Part I: What Are Marketing Funnels?
Contents
Last Updated on June 1, 2021 by
What are Marketing Funnels?
A marketing funnel is a marketing system.
It describes and steers the journey that (potential) clients take as they search for and select a law firm that suits their needs.
For example, let’s say a person ends up in a car accident. They use Google to find firms who specialize in personal injury law. They read the reviews, and they call the practice to schedule a consultation.
That’s a marketing funnel in a nutshell.
However, there are a few things law firms should be aware of:
Why do law firms need marketing funnels?
The first reason law firms need marketing funnels is that funnels represent a reliable, organized way of attracting more customers.
Customers’ journeys aren’t as simple as one, two, three.
They meander; go from Googling law firms to subscribing to email lists, and then they pause as they research other options.
Sometimes they put the decision on the back burner as they deal with other things in their lives.
Without a marketing funnel, it’s impossible for a law firm to stay on the top of customers’ minds and ultimately convince them to book a meeting.
Marketing funnels shed light on the customer journey and organize it into stages. Law firms aren’t left in the dark about their customers’ decisions. Instead, they can anticipate and respond to them adequately with the right marketing tactics.
At each stage, law firms can push their potential clients forward, until they ultimately make the purchasing decision.
It’s a way of shaping and understanding the actions customers take.
Additionally, law firm marketing funnels can show law firms at which stage they need more prospects.
For example, some law firms simply don’t have enough interested potential clients. Others have trouble turning interest into signed contracts.
Marketing funnels can help with all that, and more.
Marketing funnel stages
In order to understand the customer journey and different types of customers, the average marketing funnel divides the journey into three main stages.
The three main marketing funnel stages are:
- Top of the funnel (awareness)
- Middle of the funnel (interest and decision-making)

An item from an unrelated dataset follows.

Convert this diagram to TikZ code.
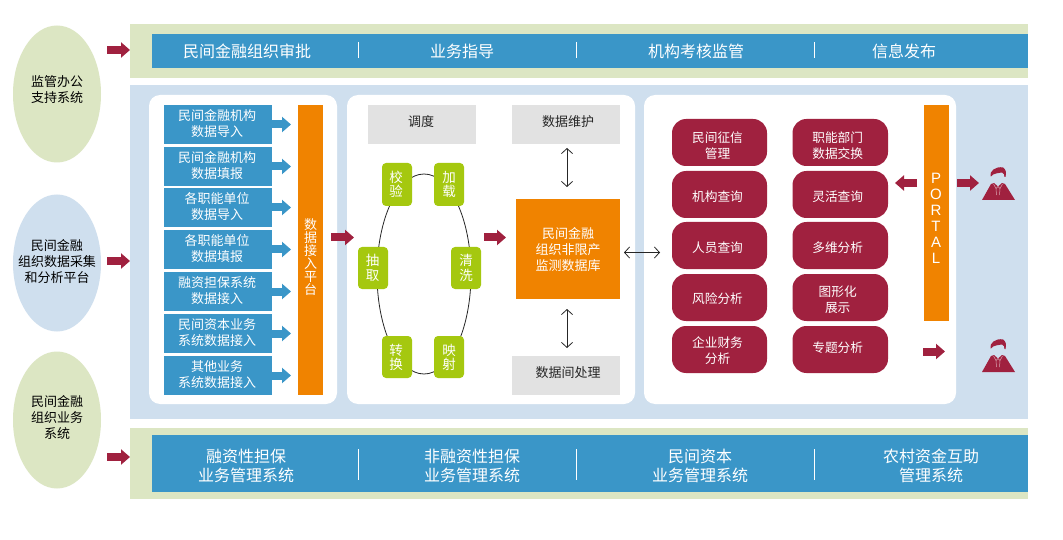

- Bottom of the funnel (action)
An average client can enter the marketing funnel from any stage.
However, they typically enter it at the top, where they are becoming aware of the legal problems they have.

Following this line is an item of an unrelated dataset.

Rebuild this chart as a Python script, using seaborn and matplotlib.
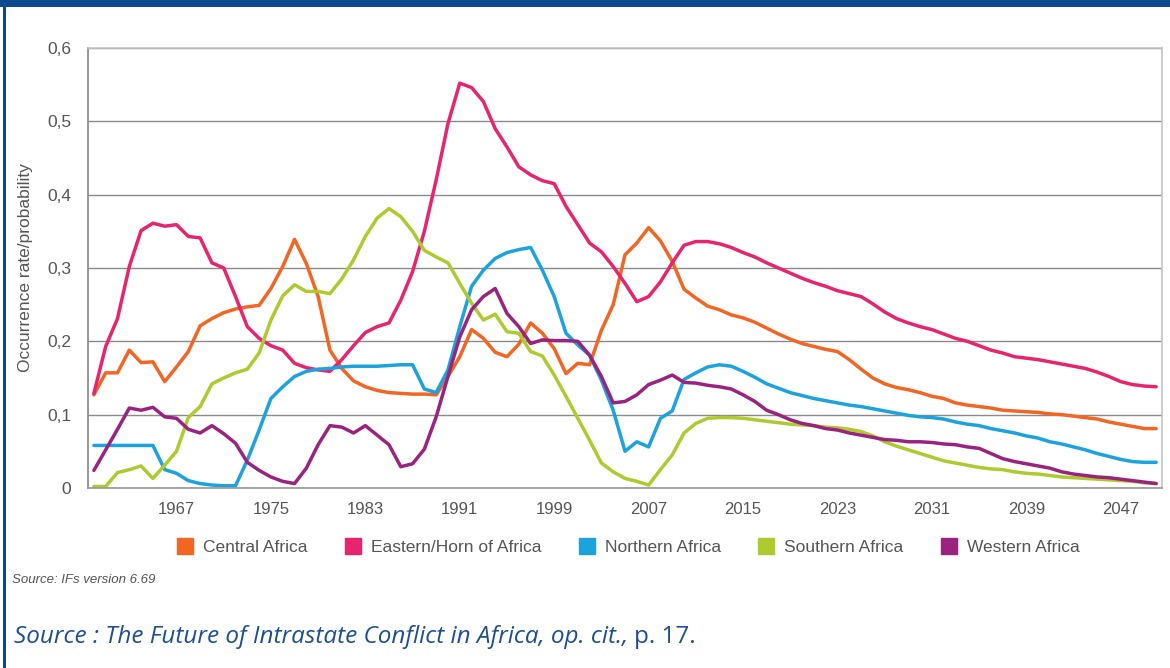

In the middle of the funnel stage, the clients are actively looking for solutions to their specific problems.
For example, someone who has been in a car accident and knows they need help from a personal injury attorney would be a middle of the funnel prospect.
Conversely, a person who’s been in an accident but has no idea that they could get a compensation is a top of the funnel prospect.
When the client starts shopping around for options, they are at the bottom of the funnel.
Typically, a law firm that doesn’t market itself at all would enter the stage at the bottom of the funnel (if they appear on the channels the clients are using to make their decisions).
However, with a well thought-out marketing funnel, a law firm can appear at each stage and shape customers’ opinions.
Therein lies the brilliance of marketing funnels. With them, a law firm can constantly stay on the client’s horizon.
From the very top, where they can alert a potential client to possible solutions to problems they have, to the bottom where they have proven themselves to be the best option for their clients.
Marketing funnel personas
Now, just as every stage in the funnel is different, so are the types of people a law firm will be communicating with.
Sometimes, the potential client knows very little about the problems they’re having.
If we use our previous personal injury example, the client may not even know they’re entitled to compensation. They haven’t yet shown interest in the law firm’s services.
In other cases, a potential client may be actively showing interest in a law firm.
In order to understand these different types of people (with different types of need), marketing funnels divide them into a few groups.
The typical funnel personas are:
- Leads – People who fit the target audience profile and may have interacted with the law firm’s marketing content.
- Prospects – People who have demonstrated they are interested in the law firm and its services. Their goals can be achieved with law firm’s help. For example, they know they want to be compensated for personal injury, they know the law firm specializes in it, and they are sure about their goal. However, they aren’t sold on that particular law firm just yet.
- Clients – Once the law firm has convinced the prospect that they are the best option, that prospect then signs a contract with the law firm and effectively becomes a client.
The trick is in using methods that successfully convert, or advance potential clients from the lead stage to the client stage.
Each stage, and each funnel persona comes with its unique set of difficulties and goals that a law firm has to accomplish in order to successfully win them over.
Fortunately, a good marketing funnel strategy for law firms can help – a lot.